GOAL »
Take the lines from the head of the listing through the one bearing "import * as" and copy them exactly, leaving every picture out.

— Start GIVEN MATERIAL —

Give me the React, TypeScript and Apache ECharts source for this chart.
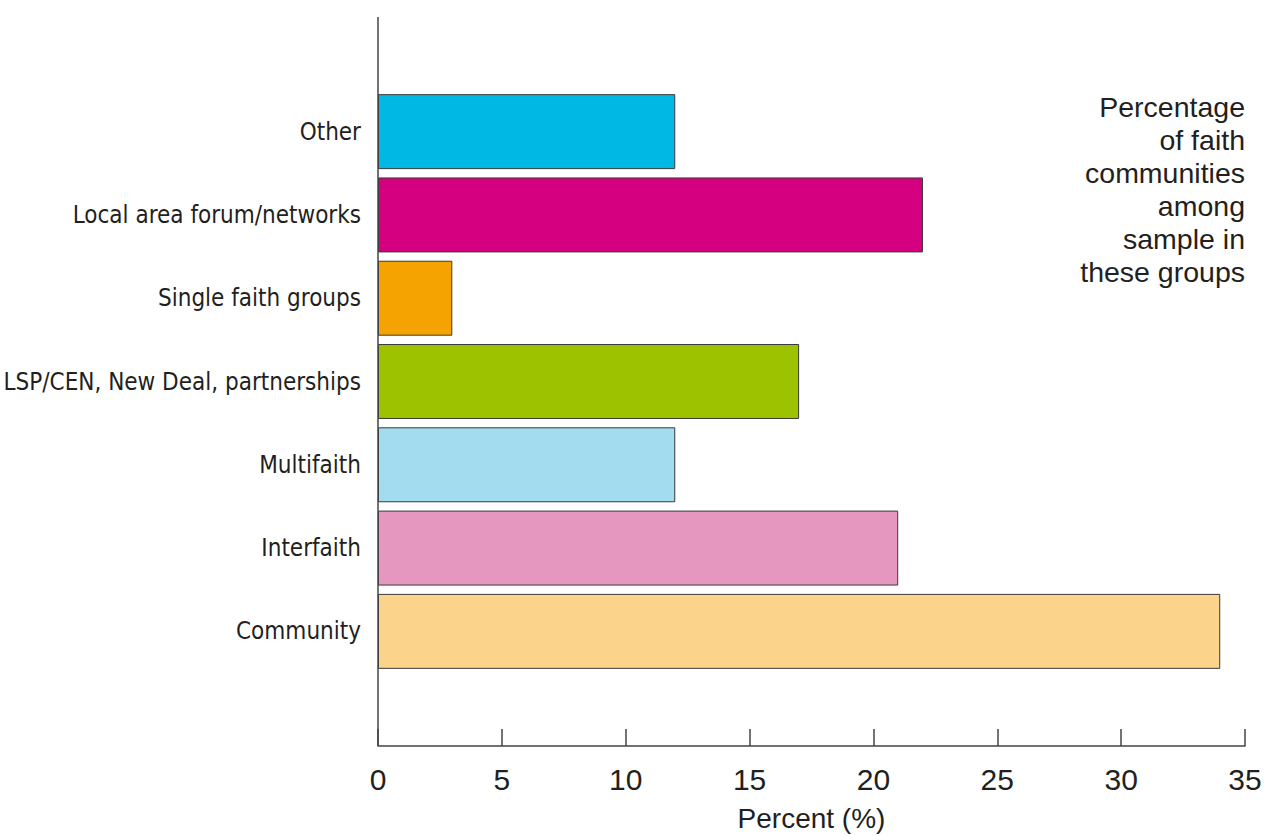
import React, { useEffect, useRef } from "react";
import * as echarts from "echarts";

const categories = [
  "Community",
  "Interfaith",
  "Multifaith",
  "LSP/CEN, New Deal, partnerships",
  "Single faith groups",
  "Local area forum/networks",
  "Other",
];
const values = [34, 21, 12, 17, 3, 22, 12];
const colors = ["#fbd38a", "#e597c0", "#a3dbef", "#9cc200", "#f5a300", "#d5007f", "#00b8e4"];
const xTicks = [0, 5, 10, 15, 20, 25, 30, 35];
const noteLines = ["Percentage", "of faith", "communities", "among", "sample in", "these groups"];

export default function App() {
  const ref = useRef<HTMLDivElement>(null);
  useEffect(() => {
    const chart = echarts.init(ref.current!, null, { renderer: "svg" });
    const textColor = "#231f20";
    const axisColor = "#444444";
    chart.setOption({
      animation: false,
      backgroundColor: "#ffffff",
      grid: { left: 378, right: 19, top: 90, bottom: 163, containLabel: false, outerBoundsMode: "none" },
      xAxis: {
        type: "value",
        min: xTicks[0],
        max: xTicks[xTicks.length - 1],
        interval: 5,
        offset: 73,
        name: "Percent (%)",
        nameLocation: "middle",
        nameGap: 58,
        nameMoveOverlap: false,
        nameTextStyle: { fontFamily: "Liberation Sans", fontSize: 28, color: textColor },
        axisLine: { show: true, lineStyle: { color: axisColor, width: 1.5 } },
        axisTick: { show: true, inside: true, length: 17, lineStyle: { color: axisColor, width: 1.5 } },
        axisLabel: { fontFamily: "Liberation Sans", fontSize: 30, color: textColor, margin: 18 },
        splitLine: { show: false },
      },
      yAxis: {
        type: "category",
        data: categories,
        axisLine: { show: false },
        axisTick: { show: false },
        axisLabel: {
          fontFamily: "'DejaVu Sans Condensed', 'Liberation Sans Narrow', 'Liberation Sans', sans-serif",
          fontSize: 24,
          color: textColor,
          margin: 17,
        },
      },
      series: [
        {
          type: "bar",
          barCategoryGap: "10%",
          data: values.map((v, i) => ({
            value: v,
            itemStyle: { color: colors[i], borderColor: "#3a3a3a", borderWidth: 1 },
          })),
        },
      ],
      graphic: [
        {
          type: "line",
          shape: { x1: 378, y1: 17, x2: 378, y2: 746 },
          style: { stroke: axisColor, lineWidth: 1.5 },
          z: 10,
        },
        {
          type: "text",
          x: 1245,
          y: 90,
          style: {
            text: noteLines.join("\n"),
            textAlign: "right",
            textVerticalAlign: "top",
            fontFamily: "Liberation Sans",
            fontSize: 28.5,
            lineHeight: 33,
            fill: textColor,
          },
        },
      ],
    });
    return () => chart.dispose();
  }, []);
  return (
    <div
      ref={ref}
      style={{ position: "absolute", left: 0, top: 0, width: 1264, height: 836 }}
    />
  );
}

— End GIVEN MATERIAL —

RESPONSE TO THE TASK »
Give me the React, TypeScript and Apache ECharts source for this chart.
import React, { useEffect, useRef } from "react";
import * as echarts from "echarts";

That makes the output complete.